Ever get that "not so free feeling?"
What if I don't actually want your freedom? I want to say I want more freedom. I don't think I'm being truthful. All my life I have been an advocate for freedom but to degree is unclear. Essentially I'm fine up until the bill of rights. Sounds reasonable. But maybe I need more defined lines. Without those cues on behavior I am subject to my own whim. I clearly have too much "free-time" right now. If someone forced me to be productive I'm pretty sure I would work harder. That is by no means advocating indentured servitude. I'm just saying that too much freedom can be equally as bad as too little. I am both humbled and skeptical of the idea of balance.
Whereever a solution is to be found a compromised balance is nearby. Moderation, somewhere in middle, middleground, balance, struck a balance, yin-yang. It sounds enticing but it is not necessarily true in every situation. If it is not necessary, then you cannot talk about things in terms of moderation or balance. There is no way of knowing just what the extremes are. Are they infinite? Eg. (How do I know how much is too much reading or too little?, How do I know how much is too much exercise?) It would appear in some cases you need to discover those boundries on your own.

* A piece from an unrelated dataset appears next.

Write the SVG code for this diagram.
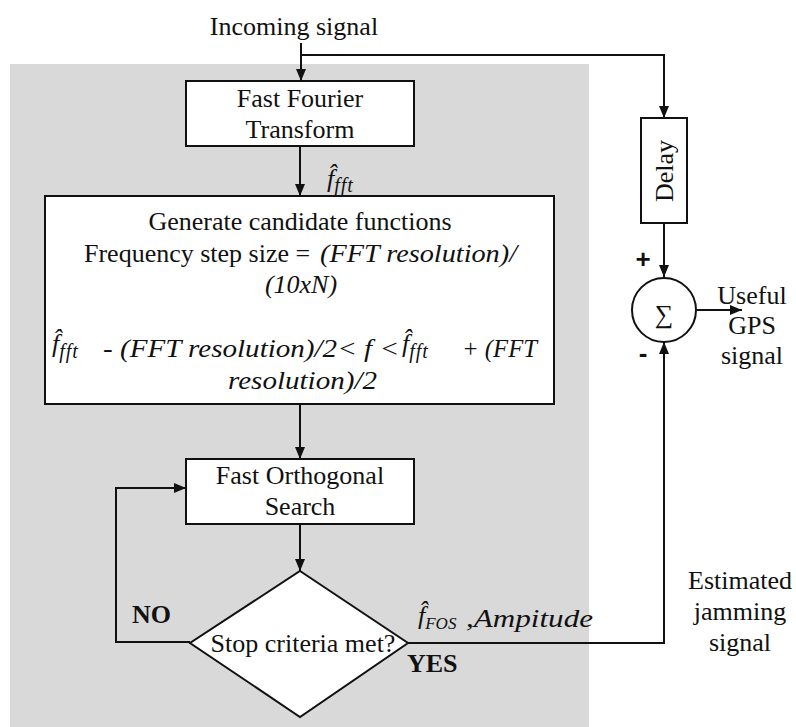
<svg xmlns="http://www.w3.org/2000/svg" width="796" height="727" viewBox="0 0 796 727">
<style>
  text { font-family: 'Liberation Serif', 'Times New Roman', 'DejaVu Serif', serif; font-size: 26px; fill: #111; }
  .c { text-anchor: middle; }
  .i { font-style: italic; }
  .b { font-weight: bold; }
  .box { fill: #fff; stroke: #111; stroke-width: 2; }
  .ln { fill: none; stroke: #111; stroke-width: 2; }
  text.sg { font-family: 'Liberation Sans', Arial, sans-serif; font-weight: bold; font-size: 26px; }
</style>
<defs>
  <marker id="ah" markerWidth="12" markerHeight="10" refX="12" refY="5" orient="auto" markerUnits="userSpaceOnUse">
    <path d="M0,0 L12,5 L0,10 z" fill="#111"/>
  </marker>
</defs>
<rect width="796" height="727" fill="#fff"/>
<rect x="10" y="64" width="579" height="663" fill="#d9d9d9"/>

<g id="incoming">
  <text class="c" x="294" y="35">Incoming signal</text>
</g>

<g id="connectors">
  <path class="ln" d="M301,43 V81" marker-end="url(#ah)"/>
  <path class="ln" d="M301,55 H664 V118" marker-end="url(#ah)"/>
  <path class="ln" d="M300,146 V196" marker-end="url(#ah)"/>
  <path class="ln" d="M300,404 V459" marker-end="url(#ah)"/>
  <path class="ln" d="M300,524 V571" marker-end="url(#ah)"/>
  <path class="ln" d="M190,642 H116 V488 H186" marker-end="url(#ah)"/>
  <path class="ln" d="M664,223 V277" marker-end="url(#ah)"/>
  <path class="ln" d="M408,643 H664 V342" marker-end="url(#ah)"/>
  <path class="ln" d="M697,310 H742" marker-end="url(#ah)"/>
</g>

<g id="fft">
  <rect class="box" x="186" y="81" width="228" height="65"/>
  <text class="c" x="300" y="107">Fast Fourier</text>
  <text class="c" x="300" y="138">Transform</text>
</g>

<g id="fft-label">
  <text class="i" x="327" y="187">f&#x302;<tspan font-size="20" dy="5" letter-spacing="1">fft</tspan></text>
</g>

<g id="generate">
  <rect class="box" x="45" y="196" width="509" height="208"/>
  <text class="c" x="300" y="230">Generate candidate functions</text>
  <text x="84" y="262">Frequency step size = </text>
  <text class="i" x="320" y="262" textLength="197" lengthAdjust="spacingAndGlyphs">(FFT resolution)/</text>
  <text class="i c" x="301" y="293">(10xN)</text>
  <text class="i" x="52" y="352">f&#x302;<tspan font-size="20" dy="6" letter-spacing="1">fft</tspan></text>
  <text class="i" x="103" y="357" textLength="296" lengthAdjust="spacingAndGlyphs">- (FFT resolution)/2&lt; f &lt;</text>
  <text class="i" x="402" y="352">f&#x302;<tspan font-size="20" dy="6" letter-spacing="1">fft</tspan></text>
  <text class="i" x="462" y="357" textLength="75" lengthAdjust="spacingAndGlyphs">+ (FFT</text>
  <text class="i" x="228" y="389" textLength="149" lengthAdjust="spacingAndGlyphs">resolution)/2</text>
</g>

<g id="fos">
  <rect class="box" x="186" y="459" width="228" height="65"/>
  <text class="c" x="300" y="484">Fast Orthogonal</text>
  <text class="c" x="300" y="515">Search</text>
</g>

<g id="decision">
  <polygon class="box" points="300,571 408,643 300,717 190,643"/>
  <text class="c" x="303" y="652">Stop criteria met?</text>
  <text class="b" x="132" y="623">NO</text>
  <text class="b" x="407" y="672">YES</text>
</g>

<g id="fos-label">
  <text class="i" x="418" y="624">f&#x302;<tspan font-size="17" dy="5">FOS</tspan></text>
  <text class="i" x="466" y="627" textLength="127" lengthAdjust="spacingAndGlyphs">,Ampitude</text>
</g>

<g id="delay">
  <rect class="box" x="641" y="118" width="46" height="105"/>
  <text class="c" transform="translate(673,171) rotate(-90)">Delay</text>
</g>

<g id="sum">
  <circle class="box" cx="664" cy="310" r="32"/>
  <text class="c" x="664" y="323" font-size="36">&#x2211;</text>
  <text class="sg c" x="643" y="268">+</text>
  <text class="sg c" x="643" y="362">-</text>
</g>

<g id="output">
  <text class="c" x="752" y="304">Useful</text>
  <text class="c" x="752" y="334">GPS</text>
  <text class="c" x="752" y="364">signal</text>
</g>

<g id="jamming">
  <text class="c" x="740" y="589">Estimated</text>
  <text class="c" x="740" y="620">jamming</text>
  <text class="c" x="740" y="651">signal</text>
</g>
</svg>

There may be consequences however. In your pursuit you may find yourself nearing a point of no return. Or you may just overeat, wear out your muscles, or something benign like that. However it seems you have to do something wrong in order to know how to do it right. Perhaps you could use your analytical skills and extrapolate from your own experience. You could take a given situation that aproximates the one you are in and take a shot at it. Again, trial and error. So where does this leave us? We need to approach freedom with reverance for what it enables us to do and how it creates a feeling of loss of control in excess.